The Moral Landscape: How Science Can Determine Human Values, by Sam Harris (Free Press) The least well-known of the New Atheist troika (with Richard Dawkins and Christopher Hitchens) offers a vision of morality that's both universal and does not depend on what Daniel Dennett calls "skyhooks," or miraculous revelation. Don't expect relativism, or softness on the Taliban.
The Paper Garden: Mrs. Delany Begins Her Life's Work at 71, by Molly Peacock (McClelland & Stewart) An acclaimed poet's unique take on the grandly named Mary Granville Dendarves Delany, whose vivid, eventful life (1700-1788) among the British landed gentry led her, at 71, to create a new art form, mixed-media collage in the shape of cut-paper flowers. And all this woven into parallels with Peacock's own life.

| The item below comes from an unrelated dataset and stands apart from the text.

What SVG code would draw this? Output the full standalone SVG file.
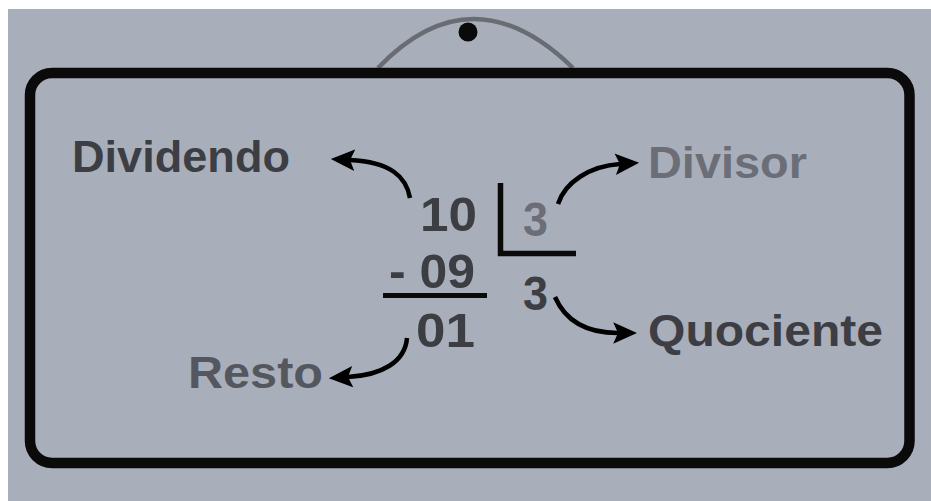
<svg xmlns="http://www.w3.org/2000/svg" width="931" height="501" viewBox="0 0 931 501">
<style>
.t{font-family:"Liberation Sans",Arial,sans-serif;font-weight:bold;}
.lbl{font-size:45px;}
.num{font-size:49px;}
.dark{fill:#3d3e44;}
.light{fill:#6b6e77;}
.mid{fill:#55575f;}
.ln{stroke:#0a0a0a;fill:none;}
.arr{stroke:#000;stroke-width:4.5;fill:none;marker-end:url(#ah);}
</style>
<defs>
<marker id="ah" markerUnits="userSpaceOnUse" markerWidth="24" markerHeight="24" viewBox="0 0 20 20" refX="4" refY="10" orient="auto">
<path d="M0,1 L20,10 L0,19 L4,10 Z" fill="#000"/>
</marker>
</defs>
<rect x="0" y="0" width="931" height="501" fill="#ffffff"/>
<rect x="8" y="9" width="923" height="492" fill="#a9aebb"/>
<g id="hanger">
<path d="M378,68 Q472,-30 573,68" stroke="#696c73" stroke-width="4.5" fill="none"/>
<circle cx="468" cy="32" r="9.5" fill="#0a0a0a"/>
</g>
<g id="board">
<rect x="30" y="73" width="879.5" height="390" rx="22" ry="22" class="ln" stroke-width="10.5"/>
</g>
<g id="division">
<path d="M500.5,183 V253.5 H576" class="ln" stroke-width="5.5"/>
<line x1="383" y1="295.5" x2="487" y2="295.5" class="ln" stroke-width="5"/>
<text id="dividend" class="t num dark" x="420" y="231" textLength="57" lengthAdjust="spacingAndGlyphs">10</text>
<text id="divisor-num" class="t num light" x="523" y="236" textLength="25" lengthAdjust="spacingAndGlyphs">3</text>
<text id="subtract" class="t num dark" x="389" y="288" textLength="86" lengthAdjust="spacingAndGlyphs">- 09</text>
<text id="remainder" class="t num dark" x="416" y="347" textLength="59" lengthAdjust="spacingAndGlyphs">01</text>
<text id="quotient-num" class="t num dark" x="523" y="310" textLength="25" lengthAdjust="spacingAndGlyphs">3</text>
</g>
<g id="label-dividendo"><text class="t lbl dark" x="72" y="172" textLength="218" lengthAdjust="spacingAndGlyphs">Dividendo</text></g>
<g id="label-divisor"><text class="t lbl light" x="648" y="178" textLength="159" lengthAdjust="spacingAndGlyphs">Divisor</text></g>
<g id="label-quociente"><text class="t lbl dark" x="648" y="346" textLength="235" lengthAdjust="spacingAndGlyphs">Quociente</text></g>
<g id="label-resto"><text class="t lbl mid" x="188" y="388" textLength="135" lengthAdjust="spacingAndGlyphs">Resto</text></g>
<g id="connectors">
<path class="arr" d="M410,198 C406,176 390,162 350,160"/>
<path class="arr" d="M558,204 C565,182 590,166 620,164"/>
<path class="arr" d="M555,297 C565,320 585,333 618,333"/>
<path class="arr" d="M407,338 C405,362 382,375 348,377"/>
</g>
</svg>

Nemesis, by Philip Roth (Hamish Hamilton Canada) Recent novels by Roth, who remains prolific well into his seventies, are all about one or another looming disaster. This one, about a polio epidemic in the writer's native Newark in 1944, is a shattering study in communal and parental fear and the unforeseen consequences of small decisions.
Luka and the Fire of Life, by Salman Rushdie (Knopf Canada) Twenty years after Haroun and the Sea of Stories, written as gift for his first son, Rushdie returns with a magical tale to mark the 12th birthday of his second son. In this one, Luka, 12, must embark on a perilous journey to save his storyteller father Rashid.
Mordecai, by Charles Foran (Knopf Canada) The non-Jewish Foran may have been an unusual choice, but he's produced what could be a definitive biography of Mordecai Richler, It's a massive work that examines this master novelist, wit and public curmudgeon in sympathetic but not uncritical style. Revelations are promised.
As Always, Julia: The Letters of Julia Child and Avis DeVoto, edited by Joan Reardon (Houghton Mifflin Harcourt) If Julia Child weren't a gargantuan goddess before Julie & Julia (book and film), she certainly is now, as much for the ardour of her personality as her culinary mastery. This record of the long correspondence between Child and her confidante/publishing mentor should only burnish the icon.
The Mind's Eye, by Oliver Sacks (Knopf Canada) The wonderful Oliver Sacks returns to The Man Who Mistook His Wife for a Hat territory with this work on how the plasticity of our minds allow us to cope with the loss of sight (in various forms). Sack's anecdotal work contains an arresting chapter on Canadian crime writer Howard Engel, left unable to read following a stroke.
The World in 2050: Four Forces Shaping Civilization's Northern Future, by Laurence C. Smith (Dutton) Good news for Canada. American Arctic scientist Smith has looked into the climate-changed future and pronounced it northern: Our population will grow by more than 30 per cent; we will trail only the Saudis in oil production; our cities will become world class (at last! at last!); crop production will increase; frozen natural resources will thaw.
Harperland, by Lawrence Martin (Penguin Canada) Less-good news for Canada. Globe and Mail columnist Martin trains a gimlet eye on a government under which executive power has grown and senior civil servants leashed, where power is centralized and expertise derided. Martin will be fair-minded but is unlikely to pull punches.